(Mech) Suit Up!
How many of you saw Real Steel? You know, that godawful movie with Hugh Jackman that promised us the “Xbox 720”, but focused on a real life version of Rock ‘em Sock ‘em Robots? Well, RIGS: Mechanized Combat League is basically what happens when you take that idea and throw it into a more frenzied sporting arena than a boxing ring. Think Madden meets Titanfall and you’re some way to the premise.
Game: RIGS: Mechanized Combat League
Developer: Guerrilla Cambridge
(Review code provided by publisher)
Set in some far off future, where mankind has presumably grown tired of teams of men running around and trying to pretend that they’re not hurt/fatally wounded (delete as appropriate for whichever sport you’re a fan of), RIGS is, at its core, a sports game. Sure, the human participants are encased in the cockpit of enormous robots, but it’s certainly interesting to see Guerrilla’s first title on the PSVR take this kind of direction. The world of RIGS is pretty much all technicolour mayhem and explosions, which is a far cry from the grey and brown arenas of the Killzone series that the studio (well, its parent studio) is known for.

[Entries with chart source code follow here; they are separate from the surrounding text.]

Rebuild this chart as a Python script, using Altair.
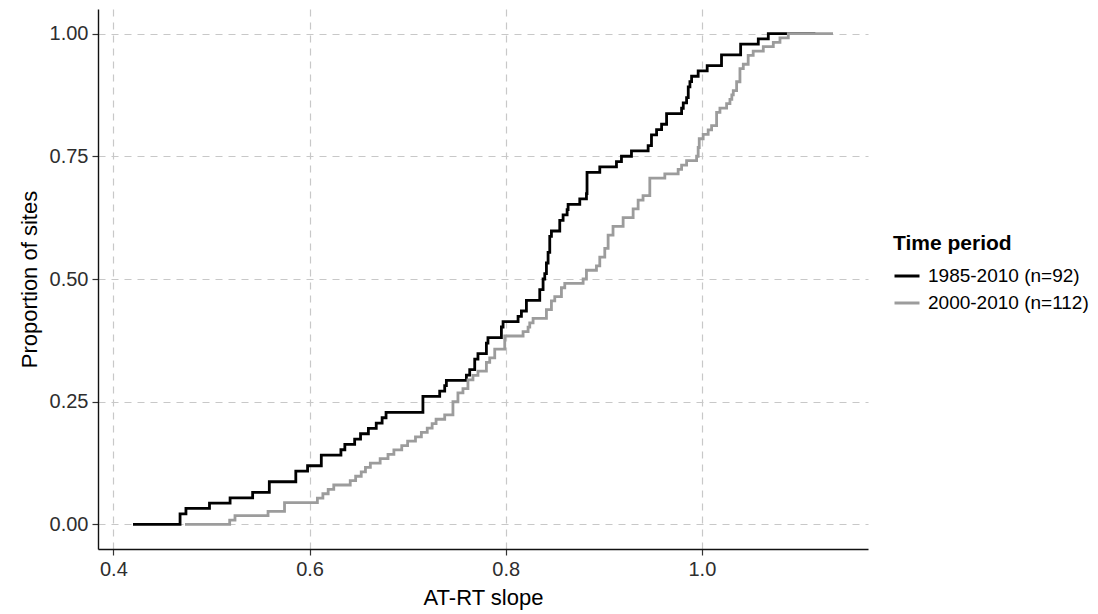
import statistics
import altair as alt
import pandas as pd

# ---- data ----
period_labels = ["1985-2010 (n=92)", "2000-2010 (n=112)"]
line_colors = ["#000000", "#9c9c9c"]

# AT-RT slopes, period 1985-2010 (92 sites)
slopes_1985 = [
    0.468, 0.468, 0.474, 0.498, 0.519, 0.542, 0.559, 0.559, 0.586, 0.586,
    0.598, 0.612, 0.612, 0.632, 0.636, 0.646, 0.652, 0.660, 0.668, 0.674,
    0.678, 0.7156, 0.7156, 0.7156, 0.7327, 0.7378, 0.7395, 0.7599, 0.7633,
    0.7684, 0.7684, 0.7717, 0.7803, 0.7803, 0.7819, 0.7956, 0.7956, 0.7973,
    0.8126, 0.816, 0.8211, 0.8211, 0.8347, 0.8347, 0.8381, 0.8381, 0.8398,
    0.8415, 0.8415, 0.8432, 0.8432, 0.8449, 0.8449, 0.8449, 0.8466, 0.8551,
    0.8551, 0.8585, 0.8626, 0.8636, 0.8755, 0.8823, 0.8829, 0.8829, 0.8829,
    0.8829, 0.8959, 0.9129, 0.918, 0.9282, 0.9452, 0.9486, 0.9486, 0.9538,
    0.9589, 0.964, 0.964, 0.9793, 0.981, 0.9844, 0.9861, 0.9861, 0.9878,
    0.9895, 0.9962, 1.0054, 1.02, 1.02, 1.0395, 1.0395, 1.0575, 1.0677,
]

# AT-RT slopes, period 2000-2010 (112 sites)
slopes_2000 = [
    0.5186, 0.524, 0.5577, 0.5745, 0.5745, 0.608, 0.6136, 0.619, 0.6247,
    0.6415, 0.647, 0.6527, 0.657, 0.662, 0.672, 0.680, 0.686, 0.694, 0.700,
    0.708, 0.714, 0.720, 0.725, 0.729, 0.7378, 0.7462, 0.7462, 0.7462,
    0.7513, 0.7513, 0.7564, 0.7615, 0.7615, 0.7666, 0.7717, 0.7803, 0.7803,
    0.7837, 0.7888, 0.7888, 0.799, 0.799, 0.799, 0.8177, 0.8228, 0.8245,
    0.8279, 0.8415, 0.8415, 0.8466, 0.8466, 0.85, 0.8568, 0.8568, 0.8602,
    0.8789, 0.8823, 0.8823, 0.8925, 0.8959, 0.8959, 0.901, 0.901, 0.9044,
    0.9044, 0.9044, 0.9094, 0.9094, 0.9197, 0.9197, 0.9299, 0.9299, 0.935,
    0.935, 0.94, 0.9469, 0.9469, 0.9469, 0.9469, 0.9622, 0.9758, 0.9793,
    0.9844, 0.9946, 0.9962, 0.9962, 0.9973, 0.9973, 1.0013, 1.0064, 1.0099,
    1.015, 1.015, 1.015, 1.0184, 1.0252, 1.0286, 1.0305, 1.032, 1.0354,
    1.0354, 1.0388, 1.0388, 1.0388, 1.0422, 1.0472, 1.0472, 1.0523, 1.0626,
    1.0728, 1.0796, 1.0881,
]

x_ticks = [0.4, 0.6, 0.8, 1.0]
y_ticks = [0.0, 0.25, 0.5, 0.75, 1.0]


def ecdf_rows(values, label):
    """Empirical CDF the way ggplot2's (old) stat_ecdf builds it."""
    xs = sorted(set(values))
    n = len(values)
    ys = [sum(1 for v in values if v <= x) / n for x in xs]
    diffs = [b - a for a, b in zip(xs[:-1], xs[1:])]
    dr = max(0.08 * (xs[-1] - xs[0]), statistics.median(diffs))
    xs = [xs[0] - dr] + xs + [xs[-1] + dr]
    ys = [0.0] + ys + [1.0]
    return [{"slope": x, "prop": y, "period": label, "idx": i}
            for i, (x, y) in enumerate(zip(xs, ys))]


df_a = pd.DataFrame(ecdf_rows(slopes_1985, period_labels[0]))
df_b = pd.DataFrame(ecdf_rows(slopes_2000, period_labels[1]))

lo = min(df_a.slope.min(), df_b.slope.min())
hi = max(df_a.slope.max(), df_b.slope.max())
pad = 0.05 * (hi - lo)

x_enc = alt.X(
    "slope:Q",
    scale=alt.Scale(domain=[lo - pad, hi + pad], nice=False, zero=False),
    axis=alt.Axis(values=x_ticks, format=".1f", title="AT-RT slope"),
)
y_enc = alt.Y(
    "prop:Q",
    scale=alt.Scale(domain=[-0.05, 1.05], nice=False, zero=False),
    axis=alt.Axis(values=y_ticks, format=".2f", title="Proportion of sites"),
)
color_enc = alt.Color(
    "period:N",
    scale=alt.Scale(domain=period_labels, range=line_colors),
    legend=alt.Legend(
        title="Time period", orient="none", legendX=795, legendY=224,
        symbolType="stroke", symbolStrokeWidth=3, symbolSize=625,
        labelFontSize=19, titleFontSize=21, titleFontWeight="bold",
        titleColor="#000000", labelColor="#000000", rowPadding=3,
        titlePadding=8, labelOffset=7, labelLimit=0, titleLimit=0,
    ),
)


def layer(df):
    return alt.Chart(df).mark_line(
        interpolate="step-after", strokeWidth=2.8, strokeCap="butt"
    ).encode(x=x_enc, y=y_enc, color=color_enc, order="idx:Q")


chart = (
    alt.layer(layer(df_a), layer(df_b))
    .properties(
        width=770, height=540,
        autosize=alt.AutoSizeParams(type="none"),
        padding={"left": 98, "top": 9, "right": 230, "bottom": 65},
        view=alt.ViewBackground(stroke="transparent", strokeWidth=0),
    )
    .configure_view(stroke="transparent", strokeWidth=0)
    .configure(font="Liberation Sans", background="white")
    .configure_axis(
        grid=True, gridColor="#c8c8c8", gridDash=[7, 6], gridWidth=1.2,
        domainColor="#111111", domainWidth=1.4,
        tickColor="#333333", tickSize=6, tickWidth=1.2,
        labelFontSize=20, labelColor="#2e2e2e", labelPadding=4,
        titleFontSize=22, titleFontWeight="normal", titleColor="#000000",
    )
    .configure_axisX(titlePadding=8)
    .configure_axisY(titlePadding=8)
)

chart.save("out.html", embed_options={"renderer": "svg", "actions": False})
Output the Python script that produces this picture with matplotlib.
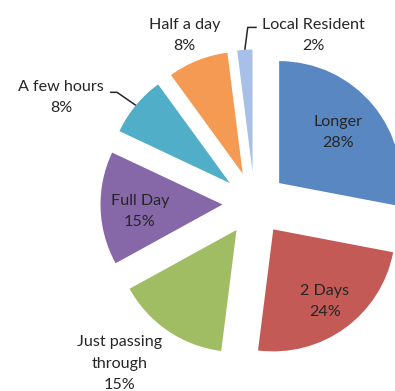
import numpy as np
import matplotlib
matplotlib.use('Agg')
import matplotlib.pyplot as plt

# length of stay
labels = ['Longer', '2 Days', 'Just passing\nthrough', 'Full Day',
          'A few hours', 'Half a day', 'Local Resident']
shares = [28, 24, 15, 15, 8, 8, 2]
colors = ['#5987C2', '#C35A55', '#A0BD63', '#8668A8',
          '#50AEC8', '#F59A52', '#A8BFE8']

# label placement: distance (in radii) and angle from each wedge's own centre
label_dist = [0.64, 0.725, 1.457, 0.68, 1.55, 1.23, 1.22]
label_ang = [40.6, -54.2, -131.3, -174.9, 153.2, 112.7, 65.7]
# leader lines: (elbow offset, text-edge offset) from label centre, px
leaders = {4: ((56, 5.5), (49, 5.5)), 6: ((-66, 8.5), (-57, 8.5))}

W, H = 395, 391
R = 122
centre = (254.5, H - 203.5)

plt.rcParams['font.family'] = ['Lato', 'DejaVu Sans']
fig = plt.figure(figsize=(W / 100, H / 100), dpi=100)
ax = fig.add_axes([0, 0, 1, 1])

wedges, _ = ax.pie(shares, colors=colors, startangle=90, counterclock=False,
                   radius=R, center=centre, explode=[32] * len(shares),
                   wedgeprops=dict(linewidth=0))

for i, w in enumerate(wedges):
    cx, cy = w.center
    a = np.deg2rad(label_ang[i])
    tx = cx + label_dist[i] * R * np.cos(a)
    ty = cy + label_dist[i] * R * np.sin(a)
    ax.text(tx, ty, f'{labels[i]}\n{shares[i]}%', ha='center', va='center',
            fontsize=11.6, color='#262626', linespacing=1.65)
    if i in leaders:
        mid = np.deg2rad((w.theta1 + w.theta2) / 2)
        sx, sy = cx + R * np.cos(mid), cy + R * np.sin(mid)
        (ex, ey), (fx, fy) = leaders[i]
        ax.plot([sx, tx + ex, tx + fx], [sy, ty + ey, ty + fy],
                color='#262626', lw=1.1, solid_capstyle='butt')

ax.set_xlim(0, W)
ax.set_ylim(0, H)
ax.set_aspect('auto')
ax.axis('off')

fig.savefig('out.png', dpi=100)
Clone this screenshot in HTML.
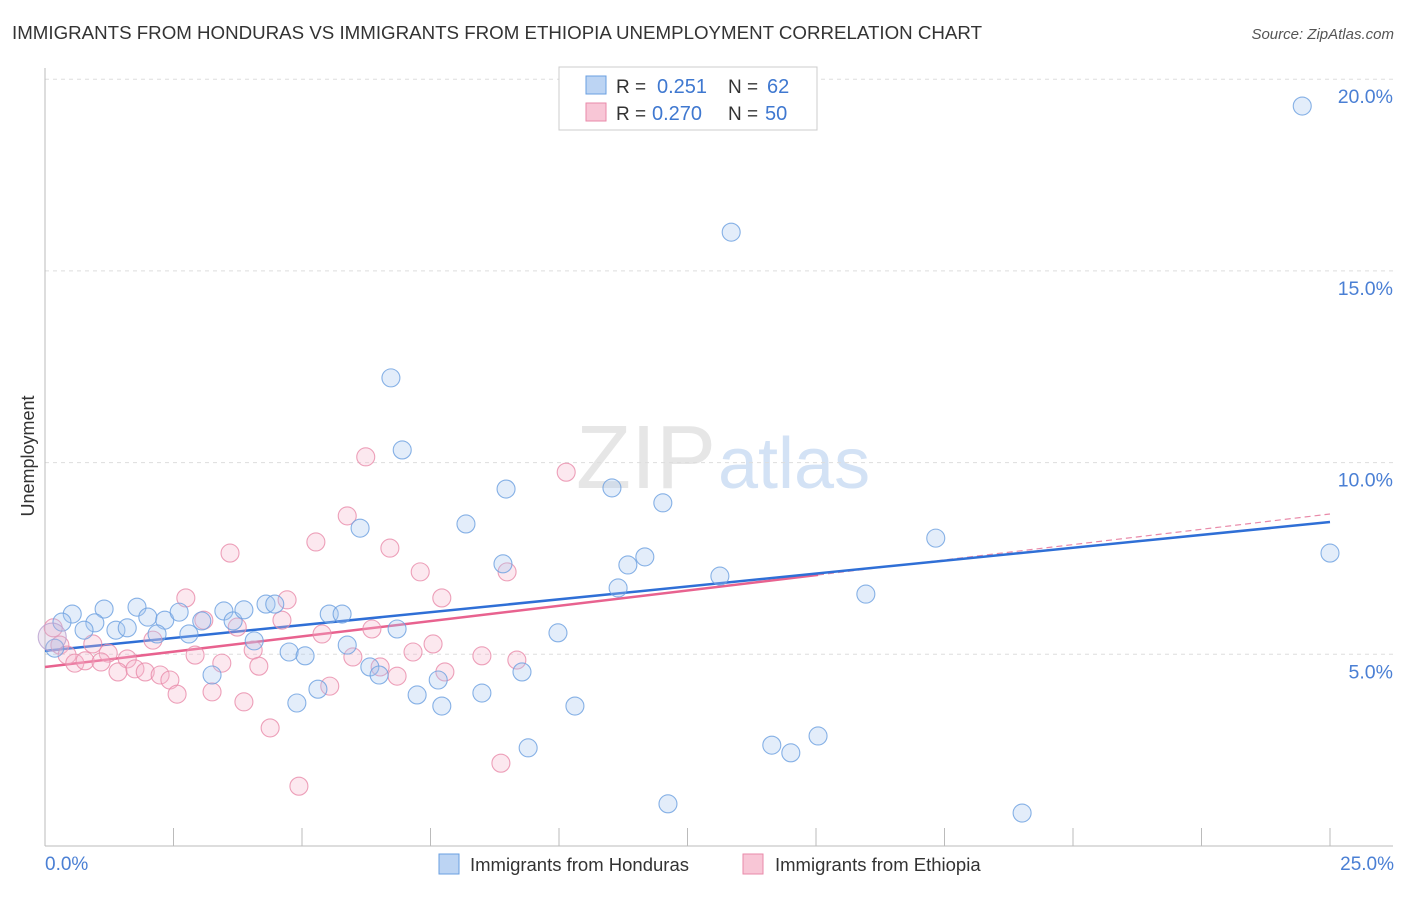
<!DOCTYPE html>
<html><head><meta charset="utf-8"><style>
body{margin:0;background:#fff;font-family:"Liberation Sans",sans-serif;}
svg text{font-family:"Liberation Sans",sans-serif;}
</style></head><body>
<svg id="chart" width="1406" height="892" viewBox="0 0 1406 892">
<text x="12" y="39" font-size="18.5" fill="#333" textLength="970" lengthAdjust="spacingAndGlyphs">IMMIGRANTS FROM HONDURAS VS IMMIGRANTS FROM ETHIOPIA UNEMPLOYMENT CORRELATION CHART</text>
<text x="1394" y="39" font-size="15" fill="#555" text-anchor="end" font-style="italic">Source: ZipAtlas.com</text>
<text x="716" y="488" font-size="90" fill="#e6e6e6" text-anchor="end" font-family="Liberation Serif">ZIP</text>
<text x="718" y="488" font-size="72" fill="#d3e2f5">atlas</text>
<g id="grid"></g>
<g id="axes"></g>
<g id="trend"></g>
<g id="pts"></g>
<text transform="translate(34,456) rotate(-90)" font-size="18" fill="#333" text-anchor="middle">Unemployment</text>
<text x="45" y="870" font-size="19" fill="#4a7fd4">0.0%</text>
<text x="1394" y="870" font-size="19" fill="#4a7fd4" text-anchor="end">25.0%</text>
<g>
<rect x="559" y="67" width="258" height="63" fill="#fff" stroke="#ccc"/>
<rect x="586" y="76" width="20" height="18" fill="#bcd4f3" stroke="#6a9fe0"/>
<text x="616" y="93" font-size="19" fill="#333">R =</text><text x="657" y="93" font-size="20" fill="#3f78d0">0.251</text>
<text x="728" y="93" font-size="19" fill="#333">N =</text><text x="767" y="93" font-size="20" fill="#3f78d0">62</text>
<rect x="586" y="103" width="20" height="18" fill="#f8c6d6" stroke="#e98aa9"/>
<text x="616" y="120" font-size="19" fill="#333">R =</text><text x="652" y="120" font-size="20" fill="#3f78d0">0.270</text>
<text x="728" y="120" font-size="19" fill="#333">N =</text><text x="765" y="120" font-size="20" fill="#3f78d0">50</text>
</g>
<g>
<rect x="439" y="854" width="20" height="20" fill="#bcd4f3" stroke="#6a9fe0"/>
<text x="470" y="871" font-size="18.5" fill="#333">Immigrants from Honduras</text>
<rect x="743" y="854" width="20" height="20" fill="#f8c6d6" stroke="#e98aa9"/>
<text x="775" y="871" font-size="18.5" fill="#333">Immigrants from Ethiopia</text>
</g>
</svg>
<script>
const yTicks=[5,10,15,20];
const yTickLabels=["5.0%","10.0%","15.0%","20.0%"];
const xTicks=[0,2.5,5,7.5,10,12.5,15,17.5,20,22.5,25];
const blueX=[24.46,13.35,6.73,6.95,8.97,11.03,12.02,8.19,6.13,17.33,25.0,8.91,11.34,11.67,13.13,11.15,15.97,0.53,1.15,1.79,0.33,0.97,0.76,1.38,1.60,2.00,2.33,2.61,2.18,2.80,3.05,3.48,3.66,3.87,4.30,4.47,4.07,3.25,5.53,5.78,5.88,4.75,5.06,6.85,6.32,6.50,4.90,5.31,7.24,7.65,7.72,8.50,9.28,9.98,10.31,9.40,12.12,14.14,14.51,15.04,19.01,0.19];
const blueY=[19.30,16.01,12.21,10.33,9.31,9.34,8.95,8.40,8.29,8.03,7.64,7.36,7.33,7.54,7.04,6.73,6.57,6.05,6.18,6.23,5.84,5.82,5.63,5.63,5.69,5.97,5.89,6.10,5.53,5.53,5.87,6.13,5.87,6.16,6.31,6.31,5.35,4.46,6.05,6.05,5.24,5.06,4.96,5.66,4.67,4.46,3.73,4.09,3.94,4.33,3.65,3.99,4.54,5.56,3.65,2.56,1.10,2.63,2.43,2.87,0.86,5.16];
const pinkX=[6.24,10.14,5.88,5.27,6.71,3.60,7.30,8.99,2.74,4.71,7.72,3.09,3.74,4.61,6.36,5.39,7.55,2.10,0.93,0.16,0.29,0.43,1.23,0.58,0.78,1.09,1.60,1.42,1.75,1.95,2.24,2.43,2.92,3.44,4.05,4.16,2.57,3.25,3.87,5.99,6.52,6.85,7.16,7.78,8.50,9.18,4.38,4.94,8.87,5.54];
const pinkY=[10.15,9.75,8.61,7.93,7.77,7.64,7.15,7.15,6.47,6.42,6.47,5.89,5.71,5.89,5.66,5.53,5.27,5.37,5.27,5.69,5.24,4.98,5.03,4.77,4.83,4.80,4.88,4.54,4.62,4.54,4.46,4.33,4.98,4.77,5.11,4.69,3.96,4.02,3.76,4.93,4.67,4.43,5.06,4.54,4.96,4.85,3.08,1.56,2.16,4.17];
const blueTrend=[[0,5.09],[25,8.45]];
const pinkTrend=[[0,4.67],[15.04,7.07]];
const pinkTrendExt=[[15.04,7.07],[25,8.66]];
const bigX=[0.14], bigY=[5.45];

const NS="http://www.w3.org/2000/svg";
const X=v=>45+v/25*1285;
const Y=v=>846-v/5*191.7;
function mk(tag,attrs,parent){const e=document.createElementNS(NS,tag);for(const k in attrs)e.setAttribute(k,attrs[k]);document.getElementById(parent).appendChild(e);return e;}
yTicks.forEach((t,i)=>{
  const l=mk('line',{x1:45,x2:1393,y1:Y(t),y2:Y(t),stroke:'#ddd','stroke-dasharray':'4,4'},'grid');
  
  
  const tx=mk('text',{x:1393,y:Y(t)+24,'font-size':19.5,fill:'#4a7fd4','text-anchor':'end'},'grid');
  tx.textContent=yTickLabels[i];
  
  
});
const ya=mk('line',{x1:45,x2:45,y1:68,y2:846,stroke:'#bbb'},'axes');


const xa=mk('line',{x1:45,x2:1393,y1:846,y2:846,stroke:'#bbb'},'axes');


xTicks.forEach(t=>{
  const l=mk('line',{x1:X(t),x2:X(t),y1:828,y2:846,stroke:'#bbb'},'axes');
  
  
});
function pts(xs,ys,fill,stroke,name,r){
  xs.forEach((v,i)=>{
    const c=mk('circle',{cx:X(v),cy:Y(ys[i]),r:r,fill:fill,'fill-opacity':0.32,stroke:stroke,'stroke-opacity':0.8,'stroke-width':1.1},'pts');
    
    
  });
}
pts(pinkX,pinkY,'#f5b8cc','#e98aa9','point-ethiopia',9);
pts(blueX,blueY,'#a9c7f0','#6a9fe0','point-honduras',9);
pts(bigX,bigY,'#c9b3d6','#b9a0cf','point-cluster',14);
function line(d,color,dash,name,w){
  const l=mk('line',{x1:X(d[0][0]),y1:Y(d[0][1]),x2:X(d[1][0]),y2:Y(d[1][1]),stroke:color,'stroke-width':w},'trend');
  if(dash)l.setAttribute('stroke-dasharray',dash);
  
  
}
line(pinkTrendExt,'#e98aa9','6,4','trend-ethiopia-extension',1.2);
line(pinkTrend,'#e8628f',null,'trend-ethiopia',2.5);
line(blueTrend,'#2f6fd6',null,'trend-honduras',2.5);
</script>
</body></html>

Let’s focus on how it looks first off. The scale of RIGS is pretty damn impressive, with the VR adding a simply staggering amount of depth to things as you enter your mech, and even more so when you enter the combat arenas, in all their enormous splendour. It is a very colourful game, with the robots mainly adopting a bright, primary colour-focused palette, and the pilots themselves having varied uniforms as well. It reminds me of Overwatch in some ways really, just with giant mechs.
Once you’ve gotten over the slight vertigo that the initial entry into the arena gives you, you’re faced with one of several game modes. The first one, Endzone, is basically American Football. The second, Team Takedown, is a straight fight amongst the other robots where the most takedowns wins, and the third is a weird hybrid of the two, fused with a bit of basketball for good measure. Your rig has three modes, and you can switch between them with the Circle, Square and Triangle buttons, allowing you to change up from healing, to faster movement, to causing the enemy more damage on the fly. Take 3 enemies down in a row and you enter Overdrive, where all 3 of these abilities become engaged together for a short period of time. Entering Overdrive also allows you to score in the Powerslam mode, which encourages you to smash the crap out of your opponents before making a play for the centre of the pitch to score.
If the above sounds a bit confusing, don’t worry. RIGS has an extensive tutorial. In fact, you’ll be spending the majority of your first play session just getting acquainted with the controls and other elements of the game through the not-quite-enthusiastic-enough “Chief” character, who acts as your coach and guide throughout the game. It’s a very tedious start to what is a very fun game, and it feels like even after several hours there are moments when I find myself muttering “Just let me get on with it!!” as he pipes up with yet another “hot tip” or nugget of wisdom in between halves of games.
As of the moment, we’ve only had chance to play the single player modes within RIGS, but there’s a nice progression system within the game, allowing for upgrades to not only your mechs, but also the uniforms and helmets etc that you wear. Sponsorships throughout the season allow you to pick up new skins, new fans, and a whole host of currency to buy bigger and better Rigs to improve your chances during the season. Additionally, you can hire better teammates to fight alongside, but they will take a cut of your winnings depending on how skilled they are. It’s a cool little risk/reward strategy that will allow you to shoot up the leagues at the risk of losing some of your monetary gain, but it’s fun all the while.
Let’s talk, then, about motion sickness. I’ve spoken to some people who are reviewing RIGS for other publications, and they’ve found it an immediate “nope” when they put the headset on for this game. Personally, I didn’t have much of a problem with it on the whole, although there were a few moments when I thought “This is going to make me a bit queasy”. The strange thing was that I could quite happily sit and play for an hour one night, then the next day struggle after 5 minutes. It’s very much a case of “Your Mileage May Vary”, but by and large it’s not caused me too much grief. There are some comfort settings in the game which will allow you to tweak things and try to reduce the level of possibility for feeling motion sick, so try them all out and see what works if you decide to pick it up.
Overall, RIGS is a fast paced, fun and frenetic futuristic sports game. Guerrilla Cambridge have figured out exactly what is needed for a VR sports title, as well as a VR Mech title and somehow fused the two. Immensely enjoyable, RIGS demonstrates what the PSVR can do to truly immerse you in a world that you simply can’t get in actual reality and is incredibly stylish whilst doing so.